A visual hierarchy can be seen in certain bronzes. One often sees this in plaques, which depict multiple figures. The size of these figures can vary considerably, depending on the social status of the figure depicted. For example, kings are usually depicted larger than warriors and warriors, in turn, larger than civilians. This sizing strategy serves to emphasize and symbolize the hierarchical social status of each depicted individual.

Benin bronze plaque with warriors.



The plaques are made in relief. This makes the figures appear to come forward.



Vertical stripes can be found on some Benin bronze heads. There is no unambiguous explanation for this. For example, it may represent scarification, but may also have a symbolic meaning such as an indication of status or spiritual power. However, some people believe it is only an aesthetic choice.

Benin bronze head vertical stripes.


You can also often see a pattern on the coat in the bronze leopards. Here you can see two such examples on the leopards of the Rootz Gallery Collection. In the first image, you can see that the patterns are made on the bronze itself. They are concentric circles, with a kind of grainy texture in between. In the second sculpture, you can see that the patterns are made by circular holes in the bronze. Around them is ring. Between these circles there are still small dents in the bronze.


Benin bronze leopard, from the Rootz Gallery Collection.

Detail of the leopard. Here you see the concentric circles.

Another Benin bronze leopard from the Rootz Gallery Collection.

Details of the leopard. Here you see the holes with rings around them.

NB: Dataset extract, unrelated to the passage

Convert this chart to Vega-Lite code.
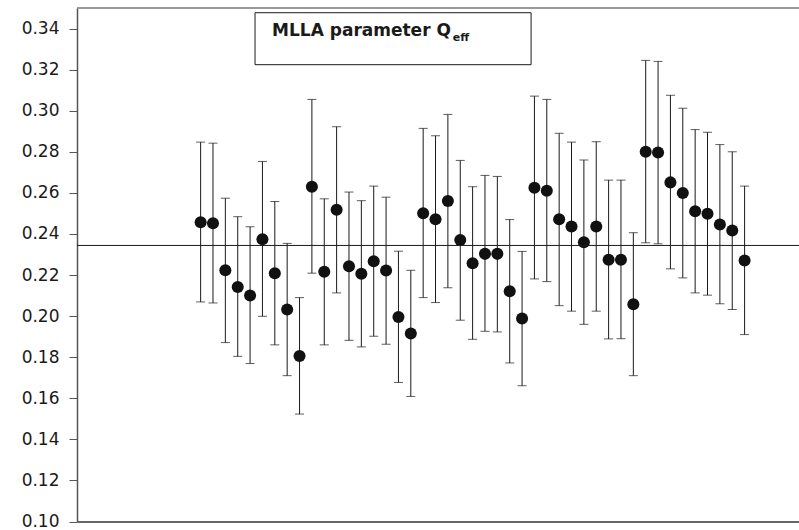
{
  "$schema": "https://vega.github.io/schema/vega-lite/v6.json",
  "width": 722,
  "height": 513.5,
  "autosize": {"type": "none"},
  "padding": {"left": 77, "top": 8, "right": 0, "bottom": 8},
  "background": "white",
  "config": {
    "view": {"stroke": null},
    "axis": {"grid": false}
  },
  "datasets": {
    "pts": [
      {"i": 1, "q": 0.2457, "lo": 0.2069, "hi": 0.2847},
      {"i": 2, "q": 0.2452, "lo": 0.2064, "hi": 0.2842},
      {"i": 3, "q": 0.2223, "lo": 0.1871, "hi": 0.2574},
      {"i": 4, "q": 0.2142, "lo": 0.1804, "hi": 0.2484},
      {"i": 5, "q": 0.2100, "lo": 0.1769, "hi": 0.2435},
      {"i": 6, "q": 0.2374, "lo": 0.1999, "hi": 0.2753},
      {"i": 7, "q": 0.2209, "lo": 0.1860, "hi": 0.2558},
      {"i": 8, "q": 0.2032, "lo": 0.1710, "hi": 0.2354},
      {"i": 9, "q": 0.1806, "lo": 0.1523, "hi": 0.2090},
      {"i": 10, "q": 0.2630, "lo": 0.2209, "hi": 0.3055},
      {"i": 11, "q": 0.2216, "lo": 0.1860, "hi": 0.2571},
      {"i": 12, "q": 0.2518, "lo": 0.2113, "hi": 0.2922},
      {"i": 13, "q": 0.2243, "lo": 0.1882, "hi": 0.2604},
      {"i": 14, "q": 0.2206, "lo": 0.1850, "hi": 0.2562},
      {"i": 15, "q": 0.2267, "lo": 0.1902, "hi": 0.2633},
      {"i": 16, "q": 0.2222, "lo": 0.1863, "hi": 0.2579},
      {"i": 17, "q": 0.1996, "lo": 0.1677, "hi": 0.2316},
      {"i": 18, "q": 0.1915, "lo": 0.1609, "hi": 0.2223},
      {"i": 19, "q": 0.2501, "lo": 0.2090, "hi": 0.2914},
      {"i": 20, "q": 0.2472, "lo": 0.2066, "hi": 0.2878},
      {"i": 21, "q": 0.2560, "lo": 0.2138, "hi": 0.2982},
      {"i": 22, "q": 0.2370, "lo": 0.1980, "hi": 0.2758},
      {"i": 23, "q": 0.2257, "lo": 0.1887, "hi": 0.2630},
      {"i": 24, "q": 0.2303, "lo": 0.1926, "hi": 0.2685},
      {"i": 25, "q": 0.2303, "lo": 0.1923, "hi": 0.2680},
      {"i": 26, "q": 0.2121, "lo": 0.1772, "hi": 0.2470},
      {"i": 27, "q": 0.1988, "lo": 0.1661, "hi": 0.2315},
      {"i": 28, "q": 0.2625, "lo": 0.2181, "hi": 0.3071},
      {"i": 29, "q": 0.2610, "lo": 0.2168, "hi": 0.3055},
      {"i": 30, "q": 0.2472, "lo": 0.2051, "hi": 0.2890},
      {"i": 31, "q": 0.2436, "lo": 0.2024, "hi": 0.2847},
      {"i": 32, "q": 0.2360, "lo": 0.1960, "hi": 0.2760},
      {"i": 33, "q": 0.2436, "lo": 0.2024, "hi": 0.2849},
      {"i": 34, "q": 0.2274, "lo": 0.1889, "hi": 0.2662},
      {"i": 35, "q": 0.2274, "lo": 0.1890, "hi": 0.2662},
      {"i": 36, "q": 0.2058, "lo": 0.1710, "hi": 0.2406},
      {"i": 37, "q": 0.2800, "lo": 0.2357, "hi": 0.3245},
      {"i": 38, "q": 0.2796, "lo": 0.2352, "hi": 0.3240},
      {"i": 39, "q": 0.2651, "lo": 0.2230, "hi": 0.3075},
      {"i": 40, "q": 0.2599, "lo": 0.2186, "hi": 0.3012},
      {"i": 41, "q": 0.2510, "lo": 0.2113, "hi": 0.2908},
      {"i": 42, "q": 0.2498, "lo": 0.2102, "hi": 0.2895},
      {"i": 43, "q": 0.2446, "lo": 0.2060, "hi": 0.2835},
      {"i": 44, "q": 0.2417, "lo": 0.2032, "hi": 0.2800},
      {"i": 45, "q": 0.2271, "lo": 0.1910, "hi": 0.2633}
    ],
    "box": [{"x1": 5.4, "x2": 27.73, "y1": 0.3224, "y2": 0.3477}],
    "labels": [
      {"x": 6.78, "y": 0.3365, "t": "MLLA parameter Q", "kind": "main"},
      {"x": 21.4, "y": 0.3338, "t": "eff", "kind": "sub"}
    ]
  },
  "layer": [
    {
      "data": {"name": "pts"},
      "mark": {"type": "rule", "color": "#1a1a1a", "strokeWidth": 1},
      "encoding": {
        "x": {"field": "i", "type": "quantitative", "scale": {"domain": [-9, 49.4], "nice": false, "zero": false},
          "axis": {"orient": "bottom", "ticks": false, "labels": false, "title": null, "domainColor": "#333", "domainWidth": 1.5}},
        "y": {"field": "lo", "type": "quantitative", "scale": {"domain": [0.10, 0.35], "nice": false, "zero": false},
          "axis": {"values": [0.10, 0.12, 0.14, 0.16, 0.18, 0.20, 0.22, 0.24, 0.26, 0.28, 0.30, 0.32, 0.34], "format": ".2f", "title": null,
            "tickSize": 8, "tickColor": "#555", "domainColor": "#555", "domainWidth": 1.5, "labelFont": "DejaVu Sans", "labelFontSize": 17,
            "labelColor": "#1a1a1a", "labelPadding": 10}},
        "y2": {"field": "hi"}
      }
    },
    {
      "data": {"values": [{"v": 0.35}]},
      "mark": {"type": "rule", "color": "#777", "strokeWidth": 1.5},
      "encoding": {
        "y": {"field": "v", "type": "quantitative"}
      }
    },
    {
      "data": {"name": "pts"},
      "mark": {"type": "tick", "orient": "horizontal", "color": "#1a1a1a", "size": 9, "thickness": 1},
      "encoding": {
        "x": {"field": "i", "type": "quantitative"},
        "y": {"field": "hi", "type": "quantitative"}
      }
    },
    {
      "data": {"name": "pts"},
      "mark": {"type": "tick", "orient": "horizontal", "color": "#1a1a1a", "size": 9, "thickness": 1},
      "encoding": {
        "x": {"field": "i", "type": "quantitative"},
        "y": {"field": "lo", "type": "quantitative"}
      }
    },
    {
      "data": {"name": "pts"},
      "mark": {"type": "point", "shape": "circle", "filled": true, "color": "#111", "opacity": 1, "size": 145},
      "encoding": {
        "x": {"field": "i", "type": "quantitative"},
        "y": {"field": "q", "type": "quantitative"}
      }
    },
    {
      "data": {"values": [{"v": 0.2344}]},
      "mark": {"type": "rule", "color": "#1a1a1a", "strokeWidth": 1},
      "encoding": {
        "y": {"field": "v", "type": "quantitative"}
      }
    },
    {
      "data": {"name": "box"},
      "mark": {"type": "rect", "fill": "white", "stroke": "#1a1a1a", "strokeWidth": 1},
      "encoding": {
        "x": {"field": "x1", "type": "quantitative"},
        "x2": {"field": "x2"},
        "y": {"field": "y1", "type": "quantitative"},
        "y2": {"field": "y2"}
      }
    },
    {
      "data": {"name": "labels"},
      "transform": [{"filter": "datum.kind == 'main'"}],
      "mark": {"type": "text", "align": "left", "baseline": "alphabetic", "font": "DejaVu Sans", "fontWeight": "bold", "fontSize": 17, "color": "#1a1a1a"},
      "encoding": {
        "x": {"field": "x", "type": "quantitative"},
        "y": {"field": "y", "type": "quantitative"},
        "text": {"field": "t"}
      }
    },
    {
      "data": {"name": "labels"},
      "transform": [{"filter": "datum.kind == 'sub'"}],
      "mark": {"type": "text", "align": "left", "baseline": "alphabetic", "font": "DejaVu Sans", "fontWeight": "bold", "fontSize": 11, "color": "#1a1a1a"},
      "encoding": {
        "x": {"field": "x", "type": "quantitative"},
        "y": {"field": "y", "type": "quantitative"},
        "text": {"field": "t"}
      }
    }
  ]
}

Characteristic of Benin bronzes are the large eyes that are prominently featured in the sculpture. The eye sockets themselves are usually quite deep in the face. They are realistically rendered and sometimes the irises are delicately decorated, drawing your gaze into the sculpture.


Symmetry in composition

What also plays into the often-perceived beauty of the sculptures is symmetry. You can see this in almost all statues. For example, with the animals you see symmetry in the patterning, in the heads of kings you can find facial symmetry, and with the plaques with multiple figures there is often symmetry in the composition. For example, there will be a larger figure in the center and two smaller figures to the left and right of it.

Benin bronze head from the Rootz Gallery Collection. Here you see the facial symmetry.



Today, Benin bronzes are often cited in discussions of looted art. The original bronzes were looted by British settlers in the late 19th century from what was then the Kingdom of Benin (Southern part of present-day Nigeria). They ended up in museums and private collections around the world, but most of the statues ended up at the British Museum in London.

Nigeria has been trying to get the statues back for decades, and even has plans for a museum to properly care for and display the statues (called Museum of West African Art (MOWAA) in Benin City). However, their request has not had much effect yet. The problem with this type of application is that laws about it vary from country to country and there is no central, international legislation about it.[1]


Rootz Gallery Collection

The Benin bronzes sold by Rootz Gallery are not the original Benin bronzes. A long tradition has developed in present-day Nigeria and other parts of West Africa in which artists or artisans create replicas of the original masterpieces. We have some beautiful specimens in the store, but they are therefore not the looted ones.

Benin bronze head from the Rootz Gallery Collection.

Another Benin bronze head from the Rootz Gallery Collection. Notice the difference in the form of the top of the head compared to the other one.

All in all, the Benin bronzes not only reflect the artistic sophistication of the kingdom, but also offer valuable insights into the social, political and religious aspects of society.

[1] Lecture by Evelien Campfens (lawyer specializing in international cultural and heritage law), Leiden University.